Whether it be natural disasters, human error or sophisticated hackers, downtime continues to damage business operations, resulting in financial and reputational repercussions.
Following the recent security breaches of WannaCry and Petya, organisations are now placing greater importance on the need to have business continuity conversations with the channel.
Because such incidents highlight that inaction can result in the death of a company in Australia, emphasising the need for businesses to become more resilient to ensure systems do not crumble and crash.
As the issue evolves into a board- level conversation, the definition of business continuity now differs for customers and partners.
“It can go all the way from infrastructure such as power all the way up to virtualisation,” The Missing Link co-owner and CEO Alex Gambotto said.
“Business continuity covers the whole stack but for a customer, it’s specific to what the business is and what the organisation does. Sometimes, for a customer, disaster avoidance is possibly a better investment than continuity so we need to figure out a strategy that best meets their needs.”
However, Correct Solutions managing director Ryan Spillane questioned if the channel, as an industry, is truly doing what customers would define as business continuity.
“I don’t think we are and I don’t think we can easily unless we are business consultants,” he argued. “Business continuity is supply chain continuity and human continuity. Too many people in our industry think of business continuity as about just getting the technology going.
“That’s a given nowadays in this industry, we’re good at making the technology work.

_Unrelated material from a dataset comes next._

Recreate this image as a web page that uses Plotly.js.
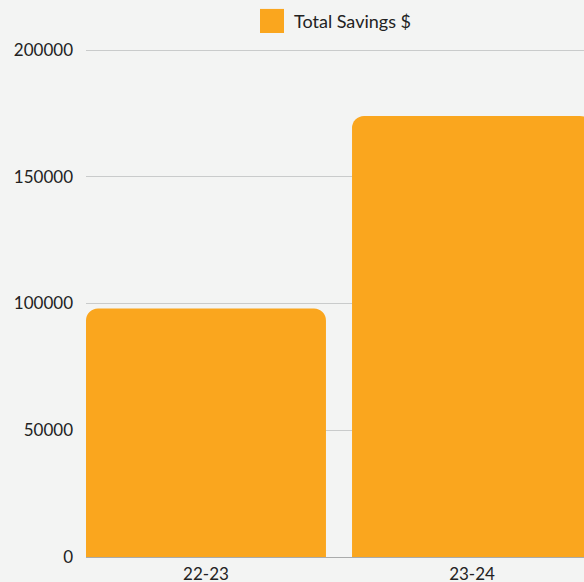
<!DOCTYPE html>
<html>
<head>
<meta charset="utf-8">
<script src="https://cdn.plot.ly/plotly-3.0.1.min.js"></script>
<style>html,body{margin:0;padding:0;background:#f3f4f3;}</style>
</head>
<body>
<div id="chart" style="width:584px;height:582px;"></div>
<script>
const categories = ["22-23", "23-24"];
const savings = [98000, 174000];
const seriesName = "Total Savings $";
const yTicks = [0, 50000, 100000, 150000, 200000];

const orange = "#faa61e";
const bg = "#f3f4f3";

const trace = {
  type: "bar",
  x: categories,
  y: savings,
  name: seriesName,
  marker: { color: orange, cornerradius: 12 },
  showlegend: false,
  hoverinfo: "x+y"
};

const layout = {
  width: 584,
  height: 582,
  margin: { l: 86, r: 0, t: 49, b: 25 },
  paper_bgcolor: bg,
  plot_bgcolor: bg,
  font: { family: "Lato, 'Open Sans', sans-serif", size: 17, color: "#222" },
  bargap: 0.098,
  xaxis: {
    type: "category",
    range: [-0.451, 1.421],
    showgrid: false,
    showline: false,
    zeroline: false,
    ticks: "",
    ticklabelstandoff: 5,
    tickfont: { size: 17, color: "#222" },
    automargin: false
  },
  yaxis: {
    range: [0, 200400],
    tickvals: yTicks,
    ticktext: yTicks.map(String),
    showgrid: true,
    gridcolor: "#c9cbcb",
    gridwidth: 1,
    zeroline: true,
    zerolinecolor: "#a9abab",
    zerolinewidth: 1,
    showline: false,
    ticks: "",
    ticklabelstandoff: 12,
    tickfont: { size: 17, color: "#222" },
    automargin: false
  },
  shapes: [{
    type: "rect", xref: "paper", yref: "paper",
    x0: 0.3494, x1: 0.3976, y0: 1.0315, y1: 1.0789,
    fillcolor: orange, line: { width: 0 }
  }],
  annotations: [{
    xref: "paper", yref: "paper",
    x: 0.4137, y: 1.0552, xanchor: "left", yanchor: "middle",
    text: seriesName, showarrow: false,
    font: { size: 18, color: "#222" }
  }]
};

Plotly.newPlot("chart", [trace], layout, { displayModeBar: false, staticPlot: true });
</script>
</body>
</html>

But for customers, it’s not just technology-based.”
Delving deeper, ASI Solutions head of services Daniel Johns explained the difference between business resilience and business continuity.
“Business continuity is making sure that if the worst happens and the systems are completely impacted, they can recover from them and they can bring something back up somewhere else,” he said.
“Business resilience is finding out the areas and the processes that are important to your business and investing in areas so that there is the least amount of risk of it going down.”
From a vendor perspective, Zerto country manager of Australia and New Zealand (A/NZ) Matthew Kates outlined that in the past 12 months, business continuity conversations have changed — both from an awareness prospective as well as the way IT is delivered.
“It’s evolved very quickly over the past probably two to three years, but I think it’s hit the last 12 months or so and we’re seeing a lot of very public outages,” Kates observed. “There’s a government agency that’s now a Zerto customer because of a public outage recently.
“Organisations are struggling to evolve and IT used to be something that was like plumbing in the basement, now it serves core functions to the business and to customers.”
Channel Dynamics co-founder and director Moheb Moses said business continuity conversations now occur at a boardroom level whereas in the past, it was just larger organisations such as technology vendors that had such experience.
But as the market moves towards being delivered as-a-service, Moses said the solution provider now becomes the new vendor and is facilitating those conversations as a result.
“Because the products become less relevant and the customers are dealing more with the business partner, they now have to deal with IT and the board-level conversations,” he said.
From a partner perspective, former Winc A/NZ head of technology solutions Karl Sice - now with ASI Solutions - said challenges are associated with making the transition, with the market lacking leadership and looking to the channel for guidance.
“Today’s business conversations need none of the technology talk,” he said. “I think it’s one of the biggest challenges in the context of business continuity. People are probably used to other organisations being more credible to have that conversation at the levels we’re talking about.
“It feels unusual for us, who have been involved in somewhat operative conversations, to actually now go up a level into strategy conversations and still remain engaged and credible.”
For Gambotto, challenges not only lie for partners to deliver for customers, but also business continuity within their organisations as well.
“We’re talking about business continuity with our customers, what about our own business continuity and redundancy ability to be able to achieve what we need to deliver for our clients with our staff,” he said.
“That’s a challenge in itself. It’s complicated. So you need more skillsets within the team.”
Artis Group managing director Chris Greatrex, said in a smaller market such as Australia — with so many vendors trying to compete — it has become a “big burden” on partners to educate the market around business continuity.
“We have to deal with the clients and the noise,” he said. “So, we spend three quarters of the time educating them and only a quarter doing the deal and deploying it. In a market like Australia, so much time is taken up with education because of all that noise.”
Today, vendors are now relying heavily on partners to help with constructing an outcome from multiple different layers of products and services.
“I think vendors are in real trouble,” Kates acknowledged. “How do we weave an IT strategy across on-premise, cloud-based applications, SaaS-based applications and protect all that information and keep it available? It’s very challenging.
“We want to be as important as possible, but we’re still part of an overall outcome that we need our partners to deliver.”